| Problem requirements |
From the listing below, pick out each line with the word "matplotlib".
◆ ◆ ◆ ◆ ◆
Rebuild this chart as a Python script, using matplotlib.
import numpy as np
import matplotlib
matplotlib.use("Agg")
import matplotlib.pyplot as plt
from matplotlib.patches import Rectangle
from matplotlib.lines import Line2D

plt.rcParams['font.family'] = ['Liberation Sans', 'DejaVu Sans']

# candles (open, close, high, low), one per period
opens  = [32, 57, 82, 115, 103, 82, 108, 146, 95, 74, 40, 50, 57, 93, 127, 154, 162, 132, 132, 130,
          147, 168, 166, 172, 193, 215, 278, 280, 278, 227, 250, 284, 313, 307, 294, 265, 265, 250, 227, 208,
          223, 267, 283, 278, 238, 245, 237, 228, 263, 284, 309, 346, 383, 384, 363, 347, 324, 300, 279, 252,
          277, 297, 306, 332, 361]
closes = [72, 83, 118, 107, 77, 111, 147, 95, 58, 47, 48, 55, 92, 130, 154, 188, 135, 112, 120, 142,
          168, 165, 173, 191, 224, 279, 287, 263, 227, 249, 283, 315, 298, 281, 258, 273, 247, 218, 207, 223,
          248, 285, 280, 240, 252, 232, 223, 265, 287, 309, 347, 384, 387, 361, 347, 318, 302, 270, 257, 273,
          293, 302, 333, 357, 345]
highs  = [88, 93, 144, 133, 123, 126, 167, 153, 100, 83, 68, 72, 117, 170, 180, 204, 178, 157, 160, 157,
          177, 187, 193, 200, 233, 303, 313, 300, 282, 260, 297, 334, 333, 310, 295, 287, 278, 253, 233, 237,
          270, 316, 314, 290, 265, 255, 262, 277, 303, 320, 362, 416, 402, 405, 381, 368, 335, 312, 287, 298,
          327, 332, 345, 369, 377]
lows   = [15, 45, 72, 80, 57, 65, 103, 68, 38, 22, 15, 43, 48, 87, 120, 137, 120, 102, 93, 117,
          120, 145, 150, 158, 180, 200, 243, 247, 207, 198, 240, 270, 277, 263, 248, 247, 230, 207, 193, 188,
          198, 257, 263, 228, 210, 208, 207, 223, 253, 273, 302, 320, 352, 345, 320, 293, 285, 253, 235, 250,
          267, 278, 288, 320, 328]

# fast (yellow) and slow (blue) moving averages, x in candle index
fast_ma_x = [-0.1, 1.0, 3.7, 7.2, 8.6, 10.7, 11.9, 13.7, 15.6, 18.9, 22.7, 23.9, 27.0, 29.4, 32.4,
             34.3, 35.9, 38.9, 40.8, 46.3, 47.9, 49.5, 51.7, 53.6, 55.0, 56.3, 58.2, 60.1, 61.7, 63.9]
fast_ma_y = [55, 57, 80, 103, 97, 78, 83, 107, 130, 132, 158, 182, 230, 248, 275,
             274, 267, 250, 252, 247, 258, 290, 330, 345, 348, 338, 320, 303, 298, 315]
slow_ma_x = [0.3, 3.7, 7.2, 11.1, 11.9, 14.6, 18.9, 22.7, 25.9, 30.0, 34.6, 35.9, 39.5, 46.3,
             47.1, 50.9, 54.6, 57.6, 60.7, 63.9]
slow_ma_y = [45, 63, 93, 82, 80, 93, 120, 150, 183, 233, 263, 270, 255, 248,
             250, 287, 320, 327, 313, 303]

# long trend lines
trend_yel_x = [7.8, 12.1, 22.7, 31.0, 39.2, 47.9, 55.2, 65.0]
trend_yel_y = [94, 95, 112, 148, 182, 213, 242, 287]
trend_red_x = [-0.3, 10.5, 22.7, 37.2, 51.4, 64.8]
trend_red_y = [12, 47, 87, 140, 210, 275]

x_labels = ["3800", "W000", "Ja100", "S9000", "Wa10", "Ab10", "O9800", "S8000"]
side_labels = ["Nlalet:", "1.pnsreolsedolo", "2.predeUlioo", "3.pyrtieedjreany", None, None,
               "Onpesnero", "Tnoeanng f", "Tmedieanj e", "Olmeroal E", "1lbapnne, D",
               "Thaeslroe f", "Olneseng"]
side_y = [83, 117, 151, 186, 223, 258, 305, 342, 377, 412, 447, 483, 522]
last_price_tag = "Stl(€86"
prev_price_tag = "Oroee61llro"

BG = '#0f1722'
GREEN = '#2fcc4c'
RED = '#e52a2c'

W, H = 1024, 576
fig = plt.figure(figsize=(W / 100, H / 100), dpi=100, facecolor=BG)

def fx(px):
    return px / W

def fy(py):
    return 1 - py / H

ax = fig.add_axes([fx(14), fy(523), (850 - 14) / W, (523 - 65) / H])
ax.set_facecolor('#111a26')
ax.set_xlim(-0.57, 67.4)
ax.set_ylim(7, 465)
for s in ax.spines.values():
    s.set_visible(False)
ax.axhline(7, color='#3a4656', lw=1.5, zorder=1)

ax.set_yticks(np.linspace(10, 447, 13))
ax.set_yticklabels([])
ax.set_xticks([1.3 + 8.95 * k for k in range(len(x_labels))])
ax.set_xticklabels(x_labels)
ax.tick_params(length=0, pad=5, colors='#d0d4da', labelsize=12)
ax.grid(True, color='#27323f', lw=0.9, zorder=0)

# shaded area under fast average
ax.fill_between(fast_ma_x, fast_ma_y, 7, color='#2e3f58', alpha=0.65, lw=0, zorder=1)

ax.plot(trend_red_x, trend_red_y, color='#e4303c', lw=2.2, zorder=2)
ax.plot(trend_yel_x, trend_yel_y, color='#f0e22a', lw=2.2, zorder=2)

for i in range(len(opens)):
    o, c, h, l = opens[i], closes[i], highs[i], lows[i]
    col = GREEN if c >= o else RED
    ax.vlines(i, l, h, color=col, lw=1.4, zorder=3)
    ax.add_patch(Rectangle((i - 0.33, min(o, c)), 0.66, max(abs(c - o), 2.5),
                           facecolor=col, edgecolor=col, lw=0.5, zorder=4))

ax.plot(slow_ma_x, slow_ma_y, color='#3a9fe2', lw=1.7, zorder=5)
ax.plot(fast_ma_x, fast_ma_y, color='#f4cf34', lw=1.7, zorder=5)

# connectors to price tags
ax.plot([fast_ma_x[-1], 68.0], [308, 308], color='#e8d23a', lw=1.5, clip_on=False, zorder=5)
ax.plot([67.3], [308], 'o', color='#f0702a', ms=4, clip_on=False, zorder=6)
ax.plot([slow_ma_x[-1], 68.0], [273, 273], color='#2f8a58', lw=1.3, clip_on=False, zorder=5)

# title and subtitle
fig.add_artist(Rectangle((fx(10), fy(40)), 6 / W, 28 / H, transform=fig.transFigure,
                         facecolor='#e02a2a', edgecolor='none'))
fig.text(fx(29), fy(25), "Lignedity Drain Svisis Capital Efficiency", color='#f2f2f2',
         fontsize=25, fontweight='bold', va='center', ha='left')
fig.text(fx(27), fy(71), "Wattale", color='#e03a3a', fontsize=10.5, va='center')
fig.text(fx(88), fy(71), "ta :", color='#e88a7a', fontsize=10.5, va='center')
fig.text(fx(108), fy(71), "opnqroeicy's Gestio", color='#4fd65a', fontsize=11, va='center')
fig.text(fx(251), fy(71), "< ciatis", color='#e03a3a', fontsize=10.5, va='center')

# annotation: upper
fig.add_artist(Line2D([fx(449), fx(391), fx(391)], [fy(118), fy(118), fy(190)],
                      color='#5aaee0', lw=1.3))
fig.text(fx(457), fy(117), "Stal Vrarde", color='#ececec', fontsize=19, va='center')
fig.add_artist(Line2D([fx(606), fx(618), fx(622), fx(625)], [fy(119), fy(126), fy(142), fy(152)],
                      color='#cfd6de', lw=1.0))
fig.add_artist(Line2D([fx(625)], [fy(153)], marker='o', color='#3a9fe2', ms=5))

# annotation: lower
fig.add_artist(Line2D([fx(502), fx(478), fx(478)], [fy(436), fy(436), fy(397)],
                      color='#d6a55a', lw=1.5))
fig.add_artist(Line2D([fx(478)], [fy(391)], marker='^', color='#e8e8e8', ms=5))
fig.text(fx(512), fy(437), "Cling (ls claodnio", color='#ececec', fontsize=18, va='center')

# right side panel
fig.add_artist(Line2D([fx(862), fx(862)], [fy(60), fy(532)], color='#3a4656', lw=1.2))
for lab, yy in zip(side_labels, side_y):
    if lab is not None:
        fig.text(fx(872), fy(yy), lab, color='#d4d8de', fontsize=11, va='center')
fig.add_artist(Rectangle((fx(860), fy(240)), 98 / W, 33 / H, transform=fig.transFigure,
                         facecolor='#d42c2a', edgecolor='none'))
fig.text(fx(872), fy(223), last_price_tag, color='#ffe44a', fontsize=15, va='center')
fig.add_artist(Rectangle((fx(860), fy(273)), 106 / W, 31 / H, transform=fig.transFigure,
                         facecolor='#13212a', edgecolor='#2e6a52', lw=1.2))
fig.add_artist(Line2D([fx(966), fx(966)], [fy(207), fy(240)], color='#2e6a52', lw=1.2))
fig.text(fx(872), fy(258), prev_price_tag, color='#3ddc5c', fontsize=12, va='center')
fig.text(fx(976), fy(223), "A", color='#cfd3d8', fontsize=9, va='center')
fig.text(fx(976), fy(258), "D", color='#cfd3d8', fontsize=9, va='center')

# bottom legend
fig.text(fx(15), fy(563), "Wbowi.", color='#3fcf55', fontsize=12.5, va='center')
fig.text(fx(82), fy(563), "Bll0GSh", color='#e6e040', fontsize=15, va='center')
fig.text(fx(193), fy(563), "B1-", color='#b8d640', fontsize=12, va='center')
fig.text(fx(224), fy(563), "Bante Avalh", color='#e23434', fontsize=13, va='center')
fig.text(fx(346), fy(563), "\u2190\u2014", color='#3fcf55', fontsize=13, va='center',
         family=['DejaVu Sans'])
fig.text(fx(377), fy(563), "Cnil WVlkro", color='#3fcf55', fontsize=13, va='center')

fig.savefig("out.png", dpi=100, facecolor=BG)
◆ ◆ ◆ ◆ ◆
| Finished answer |
Rebuild this chart as a Python script, using matplotlib.
import matplotlib
matplotlib.use("Agg")
import matplotlib.pyplot as plt
from matplotlib.patches import Rectangle
from matplotlib.lines import Line2D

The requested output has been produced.